How to follow your calling
We’re gradually emerging from the coronavirus pandemic. And along with the relief I’ve been feeling has come a sober recognition. We were already in another sort of epidemic before anyone had ever heard of COVID-19.
Aggression, addiction, and anxiety are symptoms of this illness. And these symptoms have become increasingly common for years.
They point to a spiritual condition: despair. The sense that all our struggles and yearnings and sacrifices might be pointless. In other words, we’re in the midst of a crisis of hope.
I wrote my most recent book Looking for God in Messy Places to help us find hope. In its pages I discuss how discerning and responding to your true calling is one of the pillars of a hope-filled life. Here’s a slightly revised excerpt from Chapter Five “Hope and Calling”:
The essential human calling is to love God by loving what God loves, how God loves it.
We frequently refer to this as the Great Commandment or the summary of the Law. Jesus himself summarized the whole Torah by saying that we should love God with every ounce of our being and love our neighbor as if our own life depends upon their well-being (Matthew 22:34-40). Strictly speaking, this is our calling.
When you hear the word commandment, you may think of an order issued or a directive given by an authority figure. If you refuse or fail to obey, negative consequences follow. You might begin to think that if we don’t love, God won’t love us anymore. But again, this is our calling.
God’s love attracts us, draws us toward love. God loves us because God’s very nature is love. Love invites us into itself, to become one. Love invites us to be love and become our truest selves. So, our calling is to be the image of God in whatever occupation, situation, or set of circumstances in which we find ourselves. This is who we were created to be….
Experiencing a sense of calling brings with it the realization that your existence on this planet makes a difference. Think of it as your “George Bailey” moment.
George Bailey is the protagonist of the classic Christmas film It’s a Wonderful Life. Facing scandal from a financial crisis not of his own making, George decides to take his own life. He leaps from a bridge into the icy waters below.
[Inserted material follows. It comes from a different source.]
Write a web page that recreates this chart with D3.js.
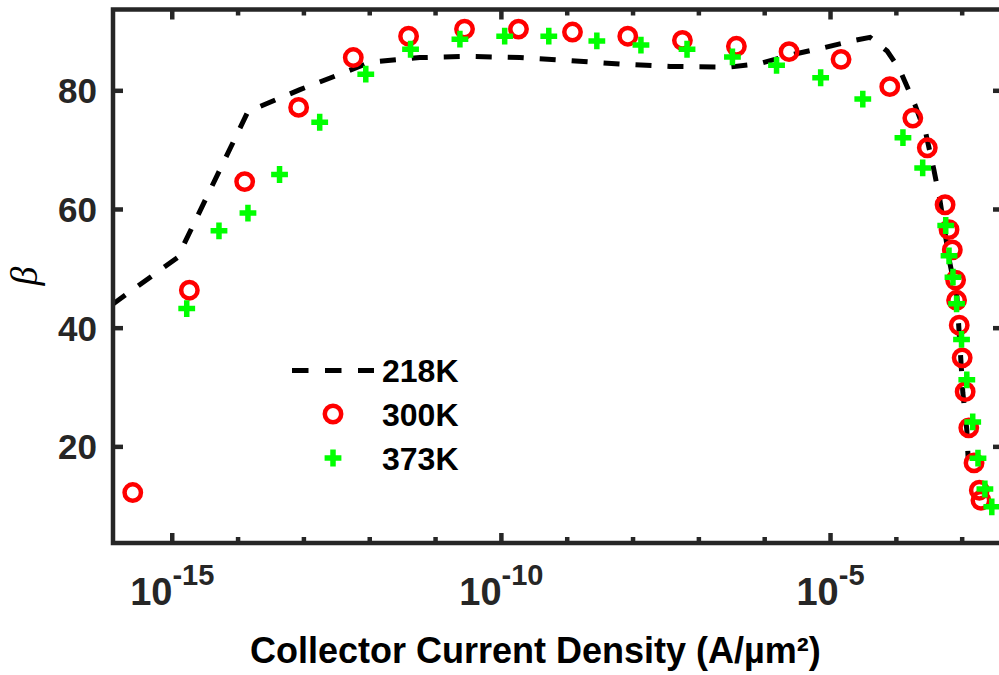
<!DOCTYPE html>
<html>
<head>
<meta charset="utf-8">
<script src="https://cdn.jsdelivr.net/npm/d3@7"></script>
<style>
  html, body { margin: 0; padding: 0; background: #ffffff; }
  svg { display: block; }
</style>
</head>
<body>
<svg id="chart" width="999" height="675"></svg>
<script>
// Current gain β versus collector current density at three temperatures.
// Current densities are stored as log10(J) with J in A/µm².

// 218 K — simulated curve (dashed)
const log10J218 = [-15.91, -14.92, -13.85, -13.06, -12.45, -12.00, -11.24, -10.48, -9.72, -8.96,
                   -8.20, -7.44, -6.53, -6.07, -5.62, -5.09, -4.63, -4.40, -4.14, -3.95,
                   -3.72, -3.55, -3.43, -3.34, -3.19, -3.08, -3.03, -2.99, -2.93, -2.91];
const beta218   = [44.0, 51.9, 76.5, 80.2, 82.8, 84.8, 85.6, 85.8, 85.6, 85.1,
                   84.5, 84.1, 84.0, 84.6, 86.0, 87.3, 88.5, 89.0, 86.7, 83.6,
                   77.7, 72.7, 66.7, 61.7, 51.1, 45.3, 36.4, 29.1, 22.9, 18.1];

// 300 K — circles
const log10J300 = [-15.60, -14.74, -13.90, -13.08, -12.25, -11.41, -10.56, -9.74, -8.92, -8.08,
                   -7.25, -6.43, -5.63, -4.84, -4.10, -3.75, -3.53, -3.26, -3.20, -3.15,
                   -3.10, -3.085, -3.045, -3.00, -2.955, -2.90, -2.82, -2.74, -2.715];
const beta300   = [12.3, 46.4, 64.7, 77.2, 85.6, 89.2, 90.4, 90.4, 89.9, 89.2,
                   88.5, 87.5, 86.6, 85.3, 80.7, 75.4, 70.4, 60.8, 56.6, 53.2,
                   48.1, 44.7, 40.5, 35.0, 29.3, 23.2, 17.3, 12.7, 11.0];

// 373 K — plus markers
const log10J373 = [-14.78, -14.29, -13.85, -13.37, -12.76, -12.06, -11.38, -10.63, -9.95, -9.28,
                   -8.55, -7.88, -7.18, -6.49, -5.82, -5.15, -4.51, -3.90, -3.60, -3.25,
                   -3.20, -3.14, -3.085, -3.01, -2.93, -2.84, -2.76, -2.655, -2.55];
const beta373   = [43.3, 56.4, 59.4, 65.9, 74.7, 82.8, 87.0, 88.7, 89.2, 89.2,
                   88.4, 87.7, 87.0, 85.7, 84.3, 82.2, 78.6, 72.1, 67.0, 57.3,
                   52.2, 48.6, 44.1, 38.1, 31.3, 24.2, 18.1, 12.9, 9.9];

// Axis ticks and labels
const xTickDecades   = [-15, -14, -13, -12, -11, -10, -9, -8, -7, -6, -5, -4, -3];
const xLabelDecades  = [-15, -10, -5];
const yTicks         = [20, 40, 60, 80];
const legendLabels   = ["218K", "300K", "373K"];
const xTitle         = "Collector Current Density (A/µm²)";
const yTitle         = "β";

// ---------------------------------------------------------------------------
const svg = d3.select("#chart");
const axisColor = "#262626";
const plot = { left: 113, right: 1003, top: 9.5, bottom: 543 };

const x = d3.scaleLog()
  .domain([Math.pow(10, -15.9), Math.pow(10, -2.38)])
  .range([plot.left, plot.right]);
const y = d3.scaleLinear()
  .domain([3.8, 93.7])
  .range([plot.bottom, plot.top]);

const toPoints = (lj, b) => lj.map((v, i) => ({ j: Math.pow(10, v), b: b[i] }));
const s218 = toPoints(log10J218, beta218);
const s300 = toPoints(log10J300, beta300);
const s373 = toPoints(log10J373, beta373);

svg.append("defs").append("clipPath").attr("id", "plotClip")
  .append("rect")
  .attr("x", plot.left).attr("y", plot.top)
  .attr("width", plot.right - plot.left).attr("height", plot.bottom - plot.top);

// dashed 218 K curve
const line = d3.line().x(d => x(d.j)).y(d => y(d.b));
svg.append("path")
  .datum(s218)
  .attr("clip-path", "url(#plotClip)")
  .attr("d", line)
  .attr("fill", "none")
  .attr("stroke", "#000000")
  .attr("stroke-width", 5)
  .attr("stroke-dasharray", "16,16");

// circle markers
const circleR = 8.2;
svg.append("g").selectAll("circle")
  .data(s300).join("circle")
  .attr("cx", d => x(d.j)).attr("cy", d => y(d.b))
  .attr("r", circleR)
  .attr("fill", "none")
  .attr("stroke", "#ff0000")
  .attr("stroke-width", 4.5);

// plus markers
const plusHalf = 8.4;
const plusPath = (cx, cy) =>
  `M${cx - plusHalf},${cy}H${cx + plusHalf}M${cx},${cy - plusHalf}V${cy + plusHalf}`;
svg.append("g").selectAll("path")
  .data(s373).join("path")
  .attr("d", d => plusPath(x(d.j), y(d.b)))
  .attr("stroke", "#00ff00")
  .attr("stroke-width", 5.5)
  .attr("fill", "none");

// axes box
const axes = svg.append("g").attr("stroke", axisColor).attr("fill", "none");
axes.append("rect")
  .attr("x", plot.left).attr("y", plot.top)
  .attr("width", plot.right - plot.left).attr("height", plot.bottom - plot.top)
  .attr("stroke-width", 4.5);

// x ticks (inside, bottom and top)
xTickDecades.forEach(dec => {
  const px = x(Math.pow(10, dec));
  const len = xLabelDecades.includes(dec) ? 10 : 6;
  axes.append("line").attr("x1", px).attr("x2", px)
    .attr("y1", plot.bottom).attr("y2", plot.bottom - len).attr("stroke-width", 4.5);
  axes.append("line").attr("x1", px).attr("x2", px)
    .attr("y1", plot.top).attr("y2", plot.top + len).attr("stroke-width", 4.5);
});

// y ticks (inside, left and right)
yTicks.forEach(v => {
  const py = y(v);
  axes.append("line").attr("x1", plot.left).attr("x2", plot.left + 10)
    .attr("y1", py).attr("y2", py).attr("stroke-width", 4.5);
  axes.append("line").attr("x1", plot.right).attr("x2", plot.right - 10)
    .attr("y1", py).attr("y2", py).attr("stroke-width", 4.5);
});

const font = "'Liberation Sans', Arial, Helvetica, sans-serif";

// y tick labels
svg.append("g").selectAll("text")
  .data(yTicks).join("text")
  .attr("x", 97).attr("y", d => y(d) + 12.5)
  .attr("text-anchor", "end")
  .attr("font-family", font).attr("font-weight", "bold").attr("font-size", 35)
  .attr("fill", axisColor)
  .text(d => d);

// x tick labels: 10 with superscript exponent
xLabelDecades.forEach(dec => {
  const t = svg.append("text")
    .attr("x", x(Math.pow(10, dec))).attr("y", 605)
    .attr("text-anchor", "middle")
    .attr("font-family", font).attr("font-weight", "bold").attr("font-size", 38)
    .attr("fill", axisColor);
  t.append("tspan").text("10");
  t.append("tspan").attr("dy", -20).attr("font-size", 29).text(String(dec));
});

// axis titles
svg.append("text")
  .attr("x", 250).attr("y", 663)
  .attr("font-family", font).attr("font-weight", "bold").attr("font-size", 36)
  .attr("fill", "#000000")
  .text(xTitle);

svg.append("text")
  .attr("transform", "translate(37,276) rotate(-90)")
  .attr("text-anchor", "middle")
  .attr("font-family", "'Liberation Serif', 'Times New Roman', serif")
  .attr("font-style", "italic").attr("font-size", 38)
  .attr("fill", "#000000")
  .text(yTitle);

// legend
const legend = svg.append("g");
const legRows = [370.5, 414, 458];
const legSampleX = [292, 374];
legend.append("line")
  .attr("x1", legSampleX[0]).attr("x2", legSampleX[1])
  .attr("y1", legRows[0]).attr("y2", legRows[0])
  .attr("stroke", "#000000").attr("stroke-width", 5).attr("stroke-dasharray", "16.5,16.5");
legend.append("circle")
  .attr("cx", 333).attr("cy", legRows[1]).attr("r", circleR)
  .attr("fill", "none").attr("stroke", "#ff0000").attr("stroke-width", 4.5);
legend.append("path")
  .attr("d", plusPath(333, legRows[2]))
  .attr("stroke", "#00ff00").attr("stroke-width", 5.5);
legend.selectAll("text")
  .data(legendLabels).join("text")
  .attr("x", 382).attr("y", (d, i) => legRows[i] + 11.5)
  .attr("font-family", font).attr("font-weight", "bold").attr("font-size", 32)
  .attr("fill", "#000000")
  .text(d => d);
</script>
</body>
</html>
An inept but kindly angel named Clarence rescues him from drowning and introduces him to a world with which he is completely unfamiliar: the world that never knew the small kindnesses and selfless generosity of George Bailey, the world as it would have been had George never existed.
His beloved hometown was a meaner, bleaker place because he had never lived there. The people he had known as lively and joyful were guarded, irritable, or timid.
George had been the president of a small, struggling savings and loan. He didn’t pursue wealth, celebrity, or political influence. On the contrary, he drew a meager salary and lived modestly in order to put the bank’s resources to work improving the lives of his hardworking, struggling neighbors through loans that other institutions would not risk.
Most of us will live quite ordinary lives in jobs we take to make ends meet. These jobs are not likely to offer us a great platform from which to change the world. However, in almost every line of work, we encounter people. We brush up against Jesus’s sheep, and we can feed them with our respect, attention, and kindness.
For instance, my mother’s last job was behind a deli counter in a grocery store. She greeted people by name and remembered their usual orders. Her focus was on making her customers’ day better. She fed Jesus’s sheep, and her attention to serving others was the source of her own hopefulness.
Researchers would probably say that my mother had stumbled onto one of the keys to a fulfilling life. Devoting ourselves to helping others in our daily work makes that work, whatever it may be, seem worthwhile. We feel that we’re making a difference.
Emily Esfahani Smith writes, “No matter what occupies our days, when we reframe our tasks as opportunities to help others, our lives and our work feel more significant.” Or as Jesus put it, “Those who want to save their life will lose it, and those who lose their life for my sake will find it” (Matthew 16:25).
Devoting our lives to the well-being of others—losing our lives—is a way of being ready for what we are all called to do: give ourselves back to God.